Wednesday, April 12, 2006

The Nukular Nightmare

What is to be done about Iran? I'll say it up front: I don't know. It's a big, tough, horrifying problem, and I don't have any answers. But there is one thing I know for sure: attacking them with nukes would be wrong, wrong, wrong and wrong.

Seymour Hersh, at the New Yorker, filed an article the other day laying out Bush administration plans for military strikes against Iran, in order to, as a former defense official told Hersh, "'humiliate the religious leadership and lead the public to rise up and overthrow the government.'" But this former defense official then added, “'I was shocked when I heard it, and asked myself, "What are they smoking?"'" And then there was this paragraph:
One of the military’s initial option plans, as presented to the White House by the Pentagon this winter, calls for the use of a bunker-buster tactical nuclear weapon...against underground nuclear sites.... The elimination of Natanz would be a major setback for Iran’s nuclear ambitions, but the conventional weapons in the American arsenal could not insure the destruction of facilities under seventy-five feet of earth and rock, especially if they are reinforced with concrete.

Hersh is one of the great reporters, with impeccable sources, which is why he infuriates the Bush administration--he keeps saying in public things they want to keep very, very private.
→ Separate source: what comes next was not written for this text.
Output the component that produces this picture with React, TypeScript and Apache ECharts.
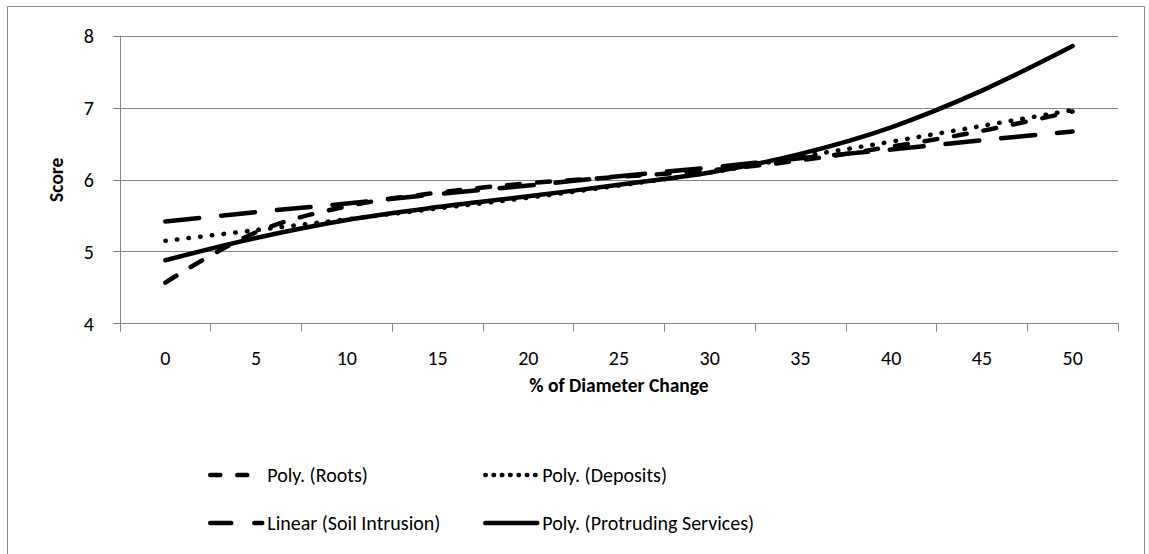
import React, { useEffect, useRef } from "react";
import * as echarts from "echarts";

// % of diameter change (category axis)
const categories = ["0", "5", "10", "15", "20", "25", "30", "35", "40", "45", "50"];

// Trend line scores at each category
const rootsScores = [4.57, 5.27, 5.63, 5.82, 5.95, 6.04, 6.13, 6.27, 6.46, 6.68, 6.95];
const depositsScores = [5.15, 5.3, 5.45, 5.6, 5.75, 5.92, 6.1, 6.32, 6.53, 6.75, 6.97];
const soilScores = [5.42, 5.55, 5.67, 5.8, 5.92, 6.05, 6.17, 6.3, 6.42, 6.55, 6.67];
const protrudingScores = [4.88, 5.19, 5.44, 5.62, 5.77, 5.93, 6.1, 6.36, 6.73, 7.24, 7.86];

const seriesNames = [
  "Poly. (Roots)",
  "Poly. (Deposits)",
  "Linear (Soil Intrusion)",
  "Poly. (Protruding Services)",
];

const yTicks = { min: 4, max: 8, interval: 1 };

const FONT = "Carlito, Calibri, Lato, sans-serif";
const GRAY = "#868686";
const LINE_W = 4.5;

export default function App() {
  const ref = useRef<HTMLDivElement>(null);

  useEffect(() => {
    if (!ref.current) return;
    const chart = echarts.init(ref.current, undefined, { renderer: "svg" });

    const lineSeries = (name: string, data: number[], dash: number[] | "solid", z: number) => ({
      name,
      type: "line",
      data,
      smooth: 0.35,
      symbol: "none",
      z,
      lineStyle: { color: "#000", width: LINE_W, type: dash, cap: "round", join: "round" },
      itemStyle: { color: "#000" },
      emphasis: { disabled: true },
    });

    // one legend block per entry so each sits in its own column / row
    const legendItem = (name: string, left: number, top: number, dash: number[] | "solid") => ({
      data: [name],
      left,
      top,
      padding: 0,
      itemWidth: 52,
      itemHeight: 14,
      selectedMode: false,
      textStyle: { fontFamily: FONT, fontSize: 20, color: "#000" },
      lineStyle: { width: LINE_W, type: dash, cap: "round", color: "#000" },
      itemStyle: { color: "rgba(0,0,0,0)", borderWidth: 0, opacity: 0 },
    });

    chart.setOption({
      animation: false,
      backgroundColor: "#fff",
      textStyle: { fontFamily: FONT },
      grid: { left: 120, right: 31, top: 36, bottom: 230.5, containLabel: false },
      graphic: [
        {
          type: "rect",
          shape: { x: 7.5, y: 6.5, width: 1137, height: 570 },
          style: { fill: "none", stroke: GRAY, lineWidth: 1 },
          silent: true,
        },
      ],
      legend: [
        legendItem(seriesNames[0], 208, 465, [10, 17]),
        legendItem(seriesNames[1], 483, 465, [0.5, 7.8]),
        legendItem(seriesNames[2], 208, 513, [21, 23]),
        legendItem(seriesNames[3], 483, 513, "solid"),
      ],
      xAxis: {
        type: "category",
        data: categories,
        boundaryGap: true,
        name: "% of Diameter Change",
        nameLocation: "middle",
        nameGap: 51,
        nameTextStyle: { fontFamily: FONT, fontSize: 19.5, fontWeight: "bold", color: "#000" },
        axisLine: { show: true, lineStyle: { color: GRAY, width: 1 } },
        axisTick: { show: true, length: 8, lineStyle: { color: GRAY } },
        axisLabel: { interval: 0, margin: 24, fontFamily: FONT, fontSize: 20, color: "#000" },
        splitLine: { show: false },
      },
      yAxis: {
        type: "value",
        min: yTicks.min,
        max: yTicks.max,
        interval: yTicks.interval,
        name: "Score",
        nameLocation: "middle",
        nameGap: 54,
        nameTextStyle: { fontFamily: FONT, fontSize: 19.5, fontWeight: "bold", color: "#000" },
        axisLine: { show: true, lineStyle: { color: GRAY, width: 1 } },
        axisTick: { show: true, length: 7, lineStyle: { color: GRAY } },
        axisLabel: { margin: 26, fontFamily: FONT, fontSize: 20, color: "#000" },
        splitLine: { show: true, lineStyle: { color: GRAY, width: 1 } },
      },
      series: [
        lineSeries(seriesNames[0], rootsScores, [13, 17], 2),
        lineSeries(seriesNames[1], depositsScores, [0.5, 11.2], 3),
        lineSeries(seriesNames[2], soilScores, [34, 22], 2),
        lineSeries(seriesNames[3], protrudingScores, "solid", 4),
      ],
    });

    return () => chart.dispose();
  }, []);

  return (
    <div
      ref={ref}
      style={{ position: "absolute", left: 0, top: 0, width: 1149, height: 554, background: "#fff" }}
    />
  );
}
So when Sy Hersh writes that the Pentagon is considering tactical nuclear strikes on Iran, I have to take such an allegation seriously.
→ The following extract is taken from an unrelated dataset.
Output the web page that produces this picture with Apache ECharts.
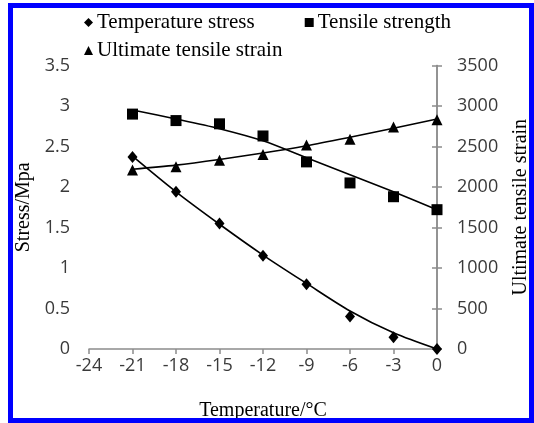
<!DOCTYPE html>
<html>
<head>
<meta charset="utf-8">
<script src="https://cdn.jsdelivr.net/npm/echarts@6/dist/echarts.min.js"></script>
<style>
  html, body { margin: 0; padding: 0; background: #fff; }
  #chart { width: 534px; height: 423px; }
</style>
</head>
<body>
<div id="chart"></div>
<script>
// temperature (degC) of each test
var temps = [-21, -18, -15, -12, -9, -6, -3, 0];

var stressVals = [2.37, 1.94, 1.55, 1.15, 0.80, 0.40, 0.145, 0];
var strengthVals = [2.90, 2.82, 2.78, 2.63, 2.31, 2.05, 1.88, 1.72];
var strainVals = [2210, 2250, 2330, 2400, 2520, 2590, 2740, 2830];

// trend curves as drawn in the figure
var stressTrend = [2.38, 1.94, 1.54, 1.16, 0.81, 0.47, 0.20, 0];
var strengthTrend = [2.95, 2.84, 2.72, 2.57, 2.36, 2.15, 1.94, 1.72];
var strainTrend = [2220, 2270, 2340, 2420, 2510, 2615, 2725, 2840];

var serifFont = '"Liberation Serif", "Times New Roman", serif';
var tickFont = '"Open Sans", "Liberation Sans", sans-serif';

var pairs = function(xs, ys){
    var out = [];
    for (var i = 0; i < xs.length; i++) {
        out.push([xs[i], ys[i]]);
    }
    return out;
};

var axisLineStyle = { lineStyle: { color: '#8c8c8c', width: 1.5 } };
var tickStyle = { show: true, inside: false, length: 5, lineStyle: { color: '#8c8c8c', width: 1.5 } };
var labelStyle = { fontFamily: tickFont, fontSize: 18, color: '#3a3a3a' };

var myChart = echarts.init(document.getElementById('chart'));

var trendLine = function(name, data, yIndex){
    return {
        name: name,
        type: 'line',
        yAxisIndex: yIndex,
        data: pairs(temps, data),
        smooth: 0.3,
        showSymbol: false,
        silent: true,
        z: 2,
        lineStyle: { color: '#000', width: 1.6 }
    };
};

var points = function(name, data, yIndex, symbol, size){
    return {
        name: name,
        type: 'scatter',
        yAxisIndex: yIndex,
        data: pairs(temps, data),
        symbol: symbol,
        symbolSize: size,
        z: 5,
        itemStyle: { color: '#000', opacity: 1 }
    };
};

var legendText = { fontFamily: serifFont, fontSize: 21, color: '#000', padding: [0, 0, 0, -1] };

var option = {
    animation: false,
    backgroundColor: '#fff',
    graphic: [{
        type: 'rect',
        shape: { x: 10.5, y: 5.5, width: 521, height: 415 },
        style: { fill: 'none', stroke: '#0000ff', lineWidth: 5 },
        z: 100
    }],
    legend: [{
        data: ['Temperature stress', 'Tensile strength'],
        left: 79,
        top: 7,
        itemGap: 50,
        itemWidth: 9,
        itemHeight: 9,
        itemStyle: { color: '#000', opacity: 1 },
        textStyle: legendText
    }, {
        data: ['Ultimate tensile strain'],
        left: 79,
        top: 35,
        itemWidth: 9,
        itemHeight: 9,
        itemStyle: { color: '#000', opacity: 1 },
        textStyle: legendText
    }],
    grid: {
        left: 89,
        right: 97,
        top: 65.5,
        bottom: 74,
        containLabel: false,
        outerBoundsMode: 'none'
    },
    xAxis: {
        type: 'value',
        min: -24,
        max: 0,
        interval: 3,
        name: 'Temperature/°C',
        nameLocation: 'middle',
        nameGap: 52,
        nameTextStyle: { fontFamily: serifFont, fontSize: 20, color: '#000' },
        axisLine: axisLineStyle,
        axisTick: tickStyle,
        axisLabel: labelStyle,
        splitLine: { show: false }
    },
    yAxis: [{
        type: 'value',
        min: 0,
        max: 3.5,
        interval: 0.5,
        name: 'Stress/Mpa',
        nameLocation: 'middle',
        nameGap: 54,
        nameTextStyle: { fontFamily: serifFont, fontSize: 20, color: '#000' },
        axisLine: { show: true, lineStyle: axisLineStyle.lineStyle },
        axisTick: tickStyle,
        axisLabel: Object.assign({ margin: 19 }, labelStyle),
        splitLine: { show: false }
    }, {
        type: 'value',
        position: 'right',
        min: 0,
        max: 3500,
        interval: 500,
        name: 'Ultimate tensile strain',
        nameLocation: 'middle',
        nameGap: 74,
        nameTextStyle: { fontFamily: serifFont, fontSize: 20, color: '#000' },
        axisLine: { show: true, lineStyle: axisLineStyle.lineStyle },
        axisTick: tickStyle,
        axisLabel: Object.assign({ margin: 20, formatter: function(v){ return String(v); } }, labelStyle),
        splitLine: { show: false }
    }],
    series: [
        trendLine('stress trend', stressTrend, 0),
        trendLine('strength trend', strengthTrend, 0),
        trendLine('strain trend', strainTrend, 1),
        points('Temperature stress', stressVals, 0, 'diamond', [10, 12]),
        points('Tensile strength', strengthVals, 0, 'rect', 11),
        points('Ultimate tensile strain', strainVals, 1, 'triangle', 11)
    ]
};

myChart.setOption(option);
</script>
</body>
</html>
As I said up front, I don't know what the right solution is to the Iran problem. I have a hard time believing we're even capable of military action anywhere else in the world right now; and if we're fighting in Afghanistan, Iraq and Iran, wouldn't we all be forced to admit, finally, that our leaders have engaged in a new Crusade against the Muslim world?
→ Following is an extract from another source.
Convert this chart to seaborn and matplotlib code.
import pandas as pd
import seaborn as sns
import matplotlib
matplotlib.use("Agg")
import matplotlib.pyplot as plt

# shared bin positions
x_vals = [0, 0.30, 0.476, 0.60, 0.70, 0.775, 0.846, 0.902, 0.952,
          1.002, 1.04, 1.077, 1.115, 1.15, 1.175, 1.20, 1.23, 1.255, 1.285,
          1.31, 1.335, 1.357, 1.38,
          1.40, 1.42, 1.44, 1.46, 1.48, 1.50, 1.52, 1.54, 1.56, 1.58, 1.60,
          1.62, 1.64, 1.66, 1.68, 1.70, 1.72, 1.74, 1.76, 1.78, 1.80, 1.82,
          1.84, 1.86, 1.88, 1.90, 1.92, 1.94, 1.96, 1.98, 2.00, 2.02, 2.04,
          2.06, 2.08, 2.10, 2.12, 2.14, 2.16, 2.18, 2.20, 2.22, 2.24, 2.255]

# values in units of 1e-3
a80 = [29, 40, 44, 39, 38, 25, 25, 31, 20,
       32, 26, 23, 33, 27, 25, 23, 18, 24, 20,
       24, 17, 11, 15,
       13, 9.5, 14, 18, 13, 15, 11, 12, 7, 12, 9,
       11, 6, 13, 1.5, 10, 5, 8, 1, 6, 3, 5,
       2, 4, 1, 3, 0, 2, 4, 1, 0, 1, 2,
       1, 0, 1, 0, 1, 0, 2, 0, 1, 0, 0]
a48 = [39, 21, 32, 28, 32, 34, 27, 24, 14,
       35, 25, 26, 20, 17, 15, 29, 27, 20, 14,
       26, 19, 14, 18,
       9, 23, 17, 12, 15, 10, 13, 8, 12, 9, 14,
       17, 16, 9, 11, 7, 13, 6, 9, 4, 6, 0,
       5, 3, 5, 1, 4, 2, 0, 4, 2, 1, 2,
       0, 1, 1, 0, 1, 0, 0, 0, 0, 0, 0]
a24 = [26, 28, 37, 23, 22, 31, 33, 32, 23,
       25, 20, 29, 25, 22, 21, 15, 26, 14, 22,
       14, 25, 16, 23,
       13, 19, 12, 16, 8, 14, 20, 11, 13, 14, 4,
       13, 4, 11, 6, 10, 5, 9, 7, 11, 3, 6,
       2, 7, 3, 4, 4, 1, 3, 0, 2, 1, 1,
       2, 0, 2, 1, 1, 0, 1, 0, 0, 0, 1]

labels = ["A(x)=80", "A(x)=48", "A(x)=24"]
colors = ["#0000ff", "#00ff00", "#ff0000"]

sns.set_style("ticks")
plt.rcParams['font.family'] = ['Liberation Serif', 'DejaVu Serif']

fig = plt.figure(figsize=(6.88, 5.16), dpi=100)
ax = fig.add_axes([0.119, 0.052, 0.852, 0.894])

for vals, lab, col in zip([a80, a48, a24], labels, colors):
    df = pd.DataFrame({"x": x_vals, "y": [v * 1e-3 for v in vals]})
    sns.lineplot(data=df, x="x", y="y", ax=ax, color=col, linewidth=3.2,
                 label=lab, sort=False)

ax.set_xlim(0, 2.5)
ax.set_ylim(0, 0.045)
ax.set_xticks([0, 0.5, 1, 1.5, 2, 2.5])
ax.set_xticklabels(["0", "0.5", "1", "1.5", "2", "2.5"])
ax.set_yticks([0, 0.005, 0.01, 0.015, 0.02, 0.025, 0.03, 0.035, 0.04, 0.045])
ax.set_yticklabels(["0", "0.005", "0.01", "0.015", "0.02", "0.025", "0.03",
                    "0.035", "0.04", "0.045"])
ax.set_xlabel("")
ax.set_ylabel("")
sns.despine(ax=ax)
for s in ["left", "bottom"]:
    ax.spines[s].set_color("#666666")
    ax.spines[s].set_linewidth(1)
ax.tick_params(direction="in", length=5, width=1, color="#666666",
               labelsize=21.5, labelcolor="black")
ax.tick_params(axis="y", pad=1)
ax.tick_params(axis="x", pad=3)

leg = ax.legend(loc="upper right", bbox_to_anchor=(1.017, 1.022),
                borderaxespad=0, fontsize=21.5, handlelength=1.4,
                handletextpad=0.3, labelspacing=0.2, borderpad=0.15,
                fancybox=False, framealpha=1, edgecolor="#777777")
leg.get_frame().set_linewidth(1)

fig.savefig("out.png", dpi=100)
There is a point to be made that, in the event air strikes are in fact called for (a point I am not yet willing to concede), the tactical difficulty of striking a target deeply buried under rock and concrete is daunting, and that a nuclear device might be the only weapon capable of penetrating deeply enough to be truly effective. But there is a bigger question that the Pentagon does not seem to be considering: the moral question.

After the Hiroshima and Nagasaki bombings, the use of nuclear weapons became the new Rubicon, the barrier that, once crossed, changes everything. MAD was mad, but it also seems to be effective. A nuclear strike became the one place no one dared to go, understanding that even if a military victory resulted, the loss of moral authority would be total and irreversible. Put it this way: if the United States should ever use a nuclear device in any Islamic country, we can forget about winning over any hearts and minds in the region for the next century at least. So anyone who thinks that such a strike in Iran would "lead the public to rise up and overthrow the government" is suffering the worst kind of delusion and needs to be replaced in his job immediately.

MoveOn.org has started an online petition urging our legislators to make very clear their opposition to this nonsense. I don't sign everything that MoveOn sends me, but for this one there was no hesitation. Here's hoping it does some kind of good, somehow.

(Oh, and by the way: I'm fairly convinced that President Bush's mispronunciation of "nukular" is deliberate, a down-home touch from the mind of Karl Rove. Because they really do think that little of us.)